## What needs to be done
Produce an exact copy of all the data below, dropping every image.

[Start of Information supplied]

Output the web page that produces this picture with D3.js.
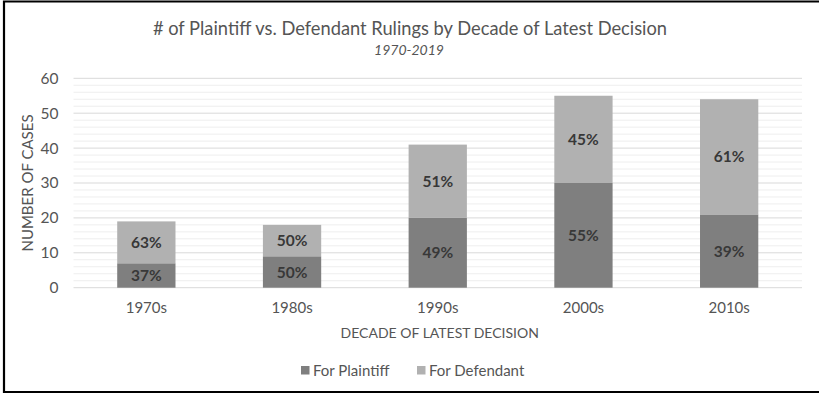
<!DOCTYPE html>
<html>
<head>
<meta charset="utf-8">
<script src="https://cdn.jsdelivr.net/npm/d3@7"></script>
<style>
  html, body { margin: 0; padding: 0; background: #fff; }
  svg { display: block; }
  text { font-family: Lato, "Open Sans", "Noto Sans", sans-serif; }
</style>
</head>
<body>
<svg id="chart" width="819" height="393"></svg>
<script>
// Rulings per decade of latest decision
const decades = ["1970s", "1980s", "1990s", "2000s", "2010s"];
const forPlaintiff = [7, 9, 20, 30, 21];
const forDefendant = [12, 9, 21, 25, 33];
const yTicks = [0, 10, 20, 30, 40, 50, 60];
const seriesNames = ["For Plaintiff", "For Defendant"];
const seriesColors = ["#7f7f7f", "#b1b1b1"];

const svg = d3.select("#chart");
const plot = { left: 73.5, right: 802, top: 78.3, bottom: 287.7 };
const cx = 410;
const textColor = "#555555";

// frame
svg.append("path")
  .attr("d", `M819,1.5 H4 V392 H819`)
  .attr("fill", "none").attr("stroke", "#000").attr("stroke-width", 2.2);

const x = d3.scaleBand().domain(decades)
  .range([plot.left, plot.right]).paddingInner(0.6).paddingOuter(0.3);
const y = d3.scaleLinear().domain([0, 60]).range([plot.bottom, plot.top]);

// gridlines: minor every 2, major every 10
const minor = d3.range(0, 61, 2).filter(v => v % 10 !== 0);
svg.append("g").selectAll("line").data(minor).join("line")
  .attr("x1", plot.left).attr("x2", plot.right)
  .attr("y1", d => y(d)).attr("y2", d => y(d))
  .attr("stroke", "#eeeeee").attr("stroke-width", 1);
svg.append("g").selectAll("line").data(yTicks).join("line")
  .attr("x1", plot.left).attr("x2", plot.right)
  .attr("y1", d => y(d)).attr("y2", d => y(d))
  .attr("stroke", "#d9d9d9").attr("stroke-width", 1);

// stacked bars
const rows = decades.map((d, i) => ({ decade: d, plaintiff: forPlaintiff[i], defendant: forDefendant[i] }));
const stack = d3.stack().keys(["plaintiff", "defendant"])(rows);
const layers = svg.append("g").selectAll("g").data(stack).join("g")
  .attr("fill", (d, i) => seriesColors[i]);
layers.selectAll("rect").data(d => d).join("rect")
  .attr("x", d => x(d.data.decade))
  .attr("width", x.bandwidth())
  .attr("y", d => y(d[1]))
  .attr("height", d => y(d[0]) - y(d[1]));

// percentage labels
layers.selectAll("text").data(d => d).join("text")
  .attr("x", d => x(d.data.decade) + x.bandwidth() / 2)
  .attr("y", d => (y(d[0]) + y(d[1])) / 2)
  .attr("dy", "0.36em")
  .attr("text-anchor", "middle")
  .attr("font-size", 15.5).attr("font-weight", 700).attr("fill", "#383838")
  .text(d => {
    const total = d.data.plaintiff + d.data.defendant;
    return Math.round((d[1] - d[0]) / total * 100) + "%";
  });

// y axis
const yAxis = svg.append("g").attr("transform", `translate(${plot.left - 15},0)`)
  .call(d3.axisLeft(y).tickValues(yTicks).tickSize(0).tickPadding(0));
yAxis.select(".domain").remove();
yAxis.selectAll("text").attr("font-size", 15.5).attr("fill", textColor)
  .attr("font-family", "Lato, 'Open Sans', sans-serif");

// x axis
const xAxis = svg.append("g").attr("transform", `translate(0,${plot.bottom})`)
  .call(d3.axisBottom(x).tickSize(0).tickPadding(15));
xAxis.select(".domain").remove();
xAxis.selectAll("text").attr("font-size", 15).attr("fill", textColor)
  .attr("font-family", "Lato, 'Open Sans', sans-serif");

// titles
svg.append("text").attr("x", cx).attr("y", 35).attr("text-anchor", "middle")
  .attr("font-size", 18.3).attr("fill", textColor)
  .text("# of Plaintiff vs. Defendant Rulings by Decade of Latest Decision");
svg.append("text").attr("x", cx - 1).attr("y", 55).attr("text-anchor", "middle")
  .attr("font-size", 14).attr("font-style", "italic").attr("fill", textColor)
  .text("1970-2019");

svg.append("text")
  .attr("transform", `translate(33,${(plot.top + plot.bottom) / 2}) rotate(-90)`)
  .attr("text-anchor", "middle").attr("font-size", 15).attr("fill", textColor)
  .text("NUMBER OF CASES");
svg.append("text").attr("x", (plot.left + plot.right) / 2 + 2).attr("y", 338)
  .attr("text-anchor", "middle").attr("font-size", 14).attr("fill", textColor)
  .text("DECADE OF LATEST DECISION");

// legend
const legend = svg.append("g").attr("transform", "translate(301,366)");
const legendX = [0, 116];
seriesNames.forEach((name, i) => {
  const g = legend.append("g").attr("transform", `translate(${legendX[i]},0)`);
  g.append("rect").attr("width", 8.5).attr("height", 8.5).attr("fill", seriesColors[i]);
  g.append("text").attr("x", 12).attr("y", 9.5).attr("font-size", 15).attr("fill", textColor).text(name);
});
</script>
</body>
</html>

[End of Information supplied]

## Reply to the task
Output the web page that produces this picture with D3.js.
<!DOCTYPE html>
<html>
<head>
<meta charset="utf-8">
<script src="https://cdn.jsdelivr.net/npm/d3@7"></script>
<style>
  html, body { margin: 0; padding: 0; background: #fff; }
  svg { display: block; }
  text { font-family: Lato, "Open Sans", "Noto Sans", sans-serif; }
</style>
</head>
<body>
<svg id="chart" width="819" height="393"></svg>
<script>
// Rulings per decade of latest decision
const decades = ["1970s", "1980s", "1990s", "2000s", "2010s"];
const forPlaintiff = [7, 9, 20, 30, 21];
const forDefendant = [12, 9, 21, 25, 33];
const yTicks = [0, 10, 20, 30, 40, 50, 60];
const seriesNames = ["For Plaintiff", "For Defendant"];
const seriesColors = ["#7f7f7f", "#b1b1b1"];

const svg = d3.select("#chart");
const plot = { left: 73.5, right: 802, top: 78.3, bottom: 287.7 };
const cx = 410;
const textColor = "#555555";

// frame
svg.append("path")
  .attr("d", `M819,1.5 H4 V392 H819`)
  .attr("fill", "none").attr("stroke", "#000").attr("stroke-width", 2.2);

const x = d3.scaleBand().domain(decades)
  .range([plot.left, plot.right]).paddingInner(0.6).paddingOuter(0.3);
const y = d3.scaleLinear().domain([0, 60]).range([plot.bottom, plot.top]);

// gridlines: minor every 2, major every 10
const minor = d3.range(0, 61, 2).filter(v => v % 10 !== 0);
svg.append("g").selectAll("line").data(minor).join("line")
  .attr("x1", plot.left).attr("x2", plot.right)
  .attr("y1", d => y(d)).attr("y2", d => y(d))
  .attr("stroke", "#eeeeee").attr("stroke-width", 1);
svg.append("g").selectAll("line").data(yTicks).join("line")
  .attr("x1", plot.left).attr("x2", plot.right)
  .attr("y1", d => y(d)).attr("y2", d => y(d))
  .attr("stroke", "#d9d9d9").attr("stroke-width", 1);

// stacked bars
const rows = decades.map((d, i) => ({ decade: d, plaintiff: forPlaintiff[i], defendant: forDefendant[i] }));
const stack = d3.stack().keys(["plaintiff", "defendant"])(rows);
const layers = svg.append("g").selectAll("g").data(stack).join("g")
  .attr("fill", (d, i) => seriesColors[i]);
layers.selectAll("rect").data(d => d).join("rect")
  .attr("x", d => x(d.data.decade))
  .attr("width", x.bandwidth())
  .attr("y", d => y(d[1]))
  .attr("height", d => y(d[0]) - y(d[1]));

// percentage labels
layers.selectAll("text").data(d => d).join("text")
  .attr("x", d => x(d.data.decade) + x.bandwidth() / 2)
  .attr("y", d => (y(d[0]) + y(d[1])) / 2)
  .attr("dy", "0.36em")
  .attr("text-anchor", "middle")
  .attr("font-size", 15.5).attr("font-weight", 700).attr("fill", "#383838")
  .text(d => {
    const total = d.data.plaintiff + d.data.defendant;
    return Math.round((d[1] - d[0]) / total * 100) + "%";
  });

// y axis
const yAxis = svg.append("g").attr("transform", `translate(${plot.left - 15},0)`)
  .call(d3.axisLeft(y).tickValues(yTicks).tickSize(0).tickPadding(0));
yAxis.select(".domain").remove();
yAxis.selectAll("text").attr("font-size", 15.5).attr("fill", textColor)
  .attr("font-family", "Lato, 'Open Sans', sans-serif");

// x axis
const xAxis = svg.append("g").attr("transform", `translate(0,${plot.bottom})`)
  .call(d3.axisBottom(x).tickSize(0).tickPadding(15));
xAxis.select(".domain").remove();
xAxis.selectAll("text").attr("font-size", 15).attr("fill", textColor)
  .attr("font-family", "Lato, 'Open Sans', sans-serif");

// titles
svg.append("text").attr("x", cx).attr("y", 35).attr("text-anchor", "middle")
  .attr("font-size", 18.3).attr("fill", textColor)
  .text("# of Plaintiff vs. Defendant Rulings by Decade of Latest Decision");
svg.append("text").attr("x", cx - 1).attr("y", 55).attr("text-anchor", "middle")
  .attr("font-size", 14).attr("font-style", "italic").attr("fill", textColor)
  .text("1970-2019");

svg.append("text")
  .attr("transform", `translate(33,${(plot.top + plot.bottom) / 2}) rotate(-90)`)
  .attr("text-anchor", "middle").attr("font-size", 15).attr("fill", textColor)
  .text("NUMBER OF CASES");
svg.append("text").attr("x", (plot.left + plot.right) / 2 + 2).attr("y", 338)
  .attr("text-anchor", "middle").attr("font-size", 14).attr("fill", textColor)
  .text("DECADE OF LATEST DECISION");

// legend
const legend = svg.append("g").attr("transform", "translate(301,366)");
const legendX = [0, 116];
seriesNames.forEach((name, i) => {
  const g = legend.append("g").attr("transform", `translate(${legendX[i]},0)`);
  g.append("rect").attr("width", 8.5).attr("height", 8.5).attr("fill", seriesColors[i]);
  g.append("text").attr("x", 12).attr("y", 9.5).attr("font-size", 15).attr("fill", textColor).text(name);
});
</script>
</body>
</html>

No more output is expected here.